start

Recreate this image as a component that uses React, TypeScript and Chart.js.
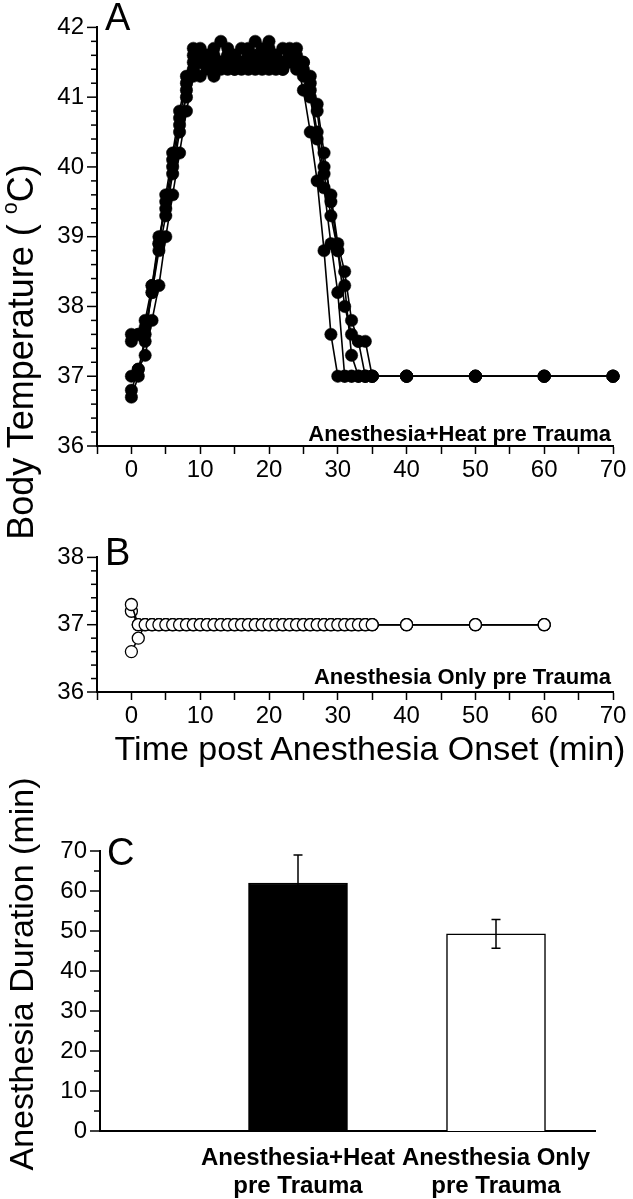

end
start

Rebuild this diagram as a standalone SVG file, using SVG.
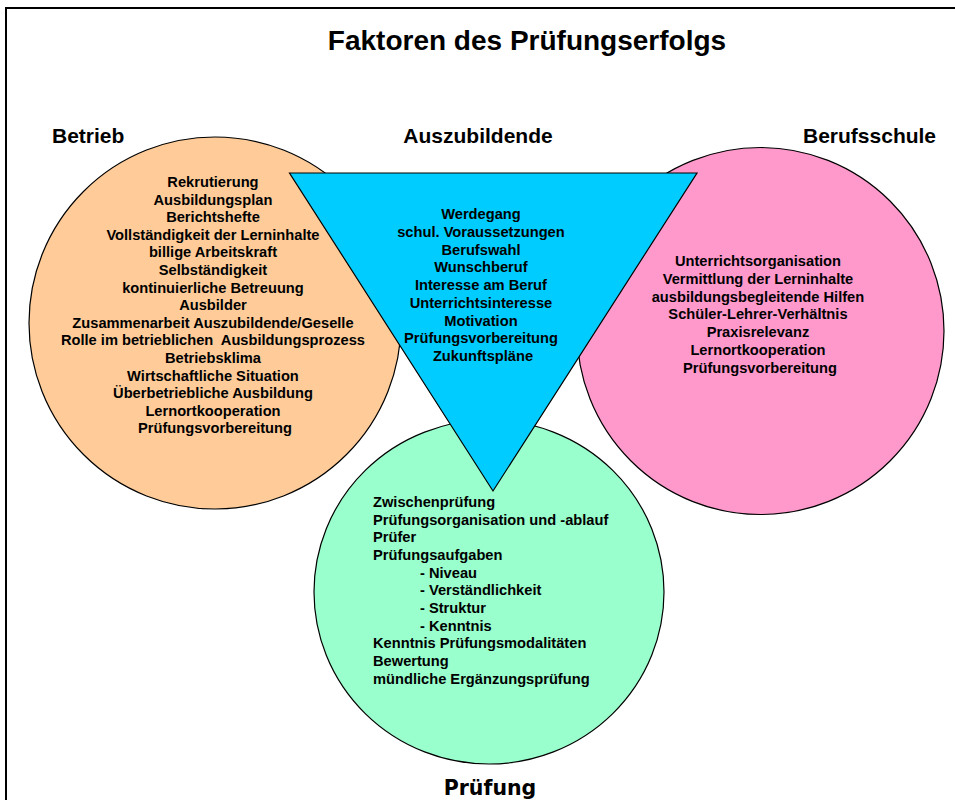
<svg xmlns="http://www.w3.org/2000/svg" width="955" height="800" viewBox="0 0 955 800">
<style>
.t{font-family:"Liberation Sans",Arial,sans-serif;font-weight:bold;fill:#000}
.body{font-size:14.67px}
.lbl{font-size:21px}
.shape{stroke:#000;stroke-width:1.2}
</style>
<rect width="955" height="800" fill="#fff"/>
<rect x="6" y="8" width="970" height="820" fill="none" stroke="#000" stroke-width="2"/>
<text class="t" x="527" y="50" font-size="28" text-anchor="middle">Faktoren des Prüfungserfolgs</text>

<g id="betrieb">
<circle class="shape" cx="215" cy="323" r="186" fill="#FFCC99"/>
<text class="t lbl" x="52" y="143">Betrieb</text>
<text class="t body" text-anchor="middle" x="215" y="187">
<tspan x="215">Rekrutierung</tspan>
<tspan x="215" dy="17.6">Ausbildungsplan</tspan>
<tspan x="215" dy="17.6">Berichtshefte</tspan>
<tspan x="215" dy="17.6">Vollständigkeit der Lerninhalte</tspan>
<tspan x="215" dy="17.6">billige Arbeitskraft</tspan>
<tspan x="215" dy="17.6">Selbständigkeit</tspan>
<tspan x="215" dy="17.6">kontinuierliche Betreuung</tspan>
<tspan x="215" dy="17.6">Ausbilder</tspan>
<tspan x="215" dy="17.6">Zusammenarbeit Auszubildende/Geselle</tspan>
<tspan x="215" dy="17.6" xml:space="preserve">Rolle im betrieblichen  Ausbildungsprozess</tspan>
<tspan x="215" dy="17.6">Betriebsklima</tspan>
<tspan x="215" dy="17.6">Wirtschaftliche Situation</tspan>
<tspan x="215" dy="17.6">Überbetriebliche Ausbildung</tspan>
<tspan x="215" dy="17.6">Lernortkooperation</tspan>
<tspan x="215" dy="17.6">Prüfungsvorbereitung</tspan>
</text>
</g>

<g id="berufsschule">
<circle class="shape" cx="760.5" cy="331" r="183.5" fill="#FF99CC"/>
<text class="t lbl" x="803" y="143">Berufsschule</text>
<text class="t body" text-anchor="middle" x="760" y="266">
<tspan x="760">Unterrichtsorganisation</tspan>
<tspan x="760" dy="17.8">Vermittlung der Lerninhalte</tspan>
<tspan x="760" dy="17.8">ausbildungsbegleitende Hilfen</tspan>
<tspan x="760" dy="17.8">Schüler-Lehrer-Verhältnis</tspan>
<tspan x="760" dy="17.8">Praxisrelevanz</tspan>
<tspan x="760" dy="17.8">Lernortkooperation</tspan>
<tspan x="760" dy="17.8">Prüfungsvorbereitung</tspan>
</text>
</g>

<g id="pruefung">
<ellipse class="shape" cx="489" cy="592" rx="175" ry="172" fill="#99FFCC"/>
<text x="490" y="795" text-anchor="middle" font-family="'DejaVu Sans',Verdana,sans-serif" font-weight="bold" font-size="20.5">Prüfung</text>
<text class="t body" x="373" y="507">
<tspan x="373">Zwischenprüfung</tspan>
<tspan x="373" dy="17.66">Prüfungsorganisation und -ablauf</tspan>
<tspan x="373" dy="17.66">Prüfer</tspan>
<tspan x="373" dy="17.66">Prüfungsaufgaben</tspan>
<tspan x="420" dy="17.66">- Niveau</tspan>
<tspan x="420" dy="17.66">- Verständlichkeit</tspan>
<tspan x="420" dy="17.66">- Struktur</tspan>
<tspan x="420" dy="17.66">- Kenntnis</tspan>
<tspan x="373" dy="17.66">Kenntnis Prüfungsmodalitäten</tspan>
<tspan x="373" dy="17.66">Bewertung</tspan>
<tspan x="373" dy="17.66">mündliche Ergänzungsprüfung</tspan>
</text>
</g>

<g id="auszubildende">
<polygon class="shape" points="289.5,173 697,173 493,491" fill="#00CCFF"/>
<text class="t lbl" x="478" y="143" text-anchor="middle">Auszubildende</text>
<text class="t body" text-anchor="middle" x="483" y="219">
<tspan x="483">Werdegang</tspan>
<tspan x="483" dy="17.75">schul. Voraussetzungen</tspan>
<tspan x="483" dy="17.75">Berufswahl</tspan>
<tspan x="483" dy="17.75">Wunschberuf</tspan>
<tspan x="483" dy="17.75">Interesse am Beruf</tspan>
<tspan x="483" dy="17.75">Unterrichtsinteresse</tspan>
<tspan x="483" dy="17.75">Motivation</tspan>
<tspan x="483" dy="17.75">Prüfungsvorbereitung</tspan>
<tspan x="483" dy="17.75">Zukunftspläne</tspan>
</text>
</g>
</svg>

end

## Exercise
Look above for every line with the word "this" and copy it.

## Full output
Recreate this image as a component that uses React, TypeScript and Chart.js.
Rebuild this diagram as a standalone SVG file, using SVG.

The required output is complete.